How this Library Came About

In 2020, with 35 years of programming in dozens of different languages under his belt, polyglot-jones (craig@k6nnl.com) started going deep into Python; working on a dozen Python projects simultaneously. He contributed heavily to several open source projects — and to the open source modules they rely on — as well as several projects of his own. This library began as his attempt to keep things neat and orderly as he went. He used the “Rule of Three” to decide what goes in here.

The Rule of Three (definition)

The driving force behind this “core” library is the “Rule of Three”:

  1. The first time you write some code that seems like it ought to be generalized, you resist the urge to extract it. (If that turns out to be the only place it ever gets used, then extracting it is a waste of time. Don’t go down that rabbit hole.)

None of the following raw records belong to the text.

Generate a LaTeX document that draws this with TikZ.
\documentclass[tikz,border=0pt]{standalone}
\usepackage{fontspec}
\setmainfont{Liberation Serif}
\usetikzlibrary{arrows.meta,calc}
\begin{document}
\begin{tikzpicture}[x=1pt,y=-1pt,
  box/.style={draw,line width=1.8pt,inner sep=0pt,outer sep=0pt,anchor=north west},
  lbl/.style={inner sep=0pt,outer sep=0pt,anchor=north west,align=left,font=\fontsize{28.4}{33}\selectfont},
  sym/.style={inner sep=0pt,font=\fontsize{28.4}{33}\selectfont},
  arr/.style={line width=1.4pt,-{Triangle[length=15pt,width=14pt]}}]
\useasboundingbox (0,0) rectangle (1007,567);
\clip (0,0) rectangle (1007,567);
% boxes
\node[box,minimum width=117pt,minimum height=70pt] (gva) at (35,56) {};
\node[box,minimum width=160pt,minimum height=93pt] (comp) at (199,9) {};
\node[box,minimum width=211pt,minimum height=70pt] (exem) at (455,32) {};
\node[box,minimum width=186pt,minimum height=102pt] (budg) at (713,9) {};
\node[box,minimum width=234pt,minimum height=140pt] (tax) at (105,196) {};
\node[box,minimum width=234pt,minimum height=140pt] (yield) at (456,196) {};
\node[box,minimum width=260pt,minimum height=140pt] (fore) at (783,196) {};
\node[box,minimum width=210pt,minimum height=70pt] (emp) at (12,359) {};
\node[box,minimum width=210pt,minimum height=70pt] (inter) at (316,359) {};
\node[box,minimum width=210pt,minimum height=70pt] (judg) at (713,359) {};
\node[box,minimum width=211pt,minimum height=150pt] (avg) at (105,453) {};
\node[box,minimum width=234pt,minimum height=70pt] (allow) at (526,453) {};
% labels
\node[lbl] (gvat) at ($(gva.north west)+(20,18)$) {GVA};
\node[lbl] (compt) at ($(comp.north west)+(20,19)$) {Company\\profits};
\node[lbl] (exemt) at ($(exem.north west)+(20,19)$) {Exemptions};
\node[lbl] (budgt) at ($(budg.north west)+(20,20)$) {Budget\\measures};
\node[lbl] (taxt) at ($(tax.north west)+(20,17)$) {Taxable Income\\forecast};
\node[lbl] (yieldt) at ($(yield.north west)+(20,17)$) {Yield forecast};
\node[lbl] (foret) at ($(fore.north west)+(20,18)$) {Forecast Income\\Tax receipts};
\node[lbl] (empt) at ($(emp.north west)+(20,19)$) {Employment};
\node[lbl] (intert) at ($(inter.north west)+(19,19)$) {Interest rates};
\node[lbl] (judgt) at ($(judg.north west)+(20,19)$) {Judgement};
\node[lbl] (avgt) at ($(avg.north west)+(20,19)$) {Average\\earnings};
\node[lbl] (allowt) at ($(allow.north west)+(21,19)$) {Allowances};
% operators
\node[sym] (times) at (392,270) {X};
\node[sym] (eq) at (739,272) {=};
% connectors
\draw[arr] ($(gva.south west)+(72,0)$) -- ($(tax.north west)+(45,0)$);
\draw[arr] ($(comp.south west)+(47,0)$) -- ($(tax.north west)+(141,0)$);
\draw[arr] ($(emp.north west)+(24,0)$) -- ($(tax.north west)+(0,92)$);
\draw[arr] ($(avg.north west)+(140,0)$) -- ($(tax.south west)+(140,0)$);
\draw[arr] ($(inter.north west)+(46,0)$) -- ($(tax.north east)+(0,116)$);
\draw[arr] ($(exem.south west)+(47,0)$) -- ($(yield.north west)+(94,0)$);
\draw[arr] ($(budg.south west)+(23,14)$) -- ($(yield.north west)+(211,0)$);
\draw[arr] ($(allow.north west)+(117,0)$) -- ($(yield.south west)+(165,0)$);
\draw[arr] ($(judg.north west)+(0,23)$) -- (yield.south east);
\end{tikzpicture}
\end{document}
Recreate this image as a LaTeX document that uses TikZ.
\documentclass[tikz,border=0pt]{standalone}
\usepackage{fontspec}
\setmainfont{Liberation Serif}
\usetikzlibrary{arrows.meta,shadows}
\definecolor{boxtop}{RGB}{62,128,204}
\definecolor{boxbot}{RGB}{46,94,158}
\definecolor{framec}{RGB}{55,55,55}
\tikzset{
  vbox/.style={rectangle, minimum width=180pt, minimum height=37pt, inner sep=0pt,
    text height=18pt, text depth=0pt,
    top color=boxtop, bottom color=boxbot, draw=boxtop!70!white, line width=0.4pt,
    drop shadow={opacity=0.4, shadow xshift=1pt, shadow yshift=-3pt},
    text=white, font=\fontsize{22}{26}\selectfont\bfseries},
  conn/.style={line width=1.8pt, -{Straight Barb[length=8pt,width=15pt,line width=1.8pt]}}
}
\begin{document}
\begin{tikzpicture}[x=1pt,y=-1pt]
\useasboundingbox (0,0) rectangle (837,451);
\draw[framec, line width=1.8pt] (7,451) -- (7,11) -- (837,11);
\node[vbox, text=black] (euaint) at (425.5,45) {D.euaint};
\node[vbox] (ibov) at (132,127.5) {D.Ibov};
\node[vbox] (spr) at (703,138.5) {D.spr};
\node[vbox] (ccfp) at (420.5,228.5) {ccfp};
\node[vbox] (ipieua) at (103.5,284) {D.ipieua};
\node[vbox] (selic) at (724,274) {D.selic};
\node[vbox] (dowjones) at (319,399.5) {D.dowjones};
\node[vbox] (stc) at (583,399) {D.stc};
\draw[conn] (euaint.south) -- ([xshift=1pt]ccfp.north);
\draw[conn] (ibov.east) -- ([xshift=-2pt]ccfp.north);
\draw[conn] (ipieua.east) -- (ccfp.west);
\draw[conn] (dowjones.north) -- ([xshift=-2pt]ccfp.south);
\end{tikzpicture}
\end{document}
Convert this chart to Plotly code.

  2. The second time you write something similar, again you shrug. It’s still not worth the effort to generalize. At most, leave a TODO comment in both places as being possible candidates for extraction. (Be sure the comments point to each other.)

  3. The third time is the charm. Chances are, you won’t stop at three. So, go ahead extract the code to a core library. Also, by waiting until the third use-case, you’ll have a much clearer picture of how the extracted code needs to accommodate the different circumstances, and that will drive the design of the extracted code — which design patterns to use, whether it should be in a linked library or a web service, etc.

Versioning

As noted above, this library was initiated by a newbie to the intricacies of the Python universe. There is no doubt that, in some aspects, we’re reinventing the wheel here. So, this library is going to morph over time. That’s for sure.

But, keeping this module dependable is of utmost importance. So, in order to sanely manage deprecation and such, we’ll be versioning this module through the common practice of formal releases (stable, beta, and nightly builds).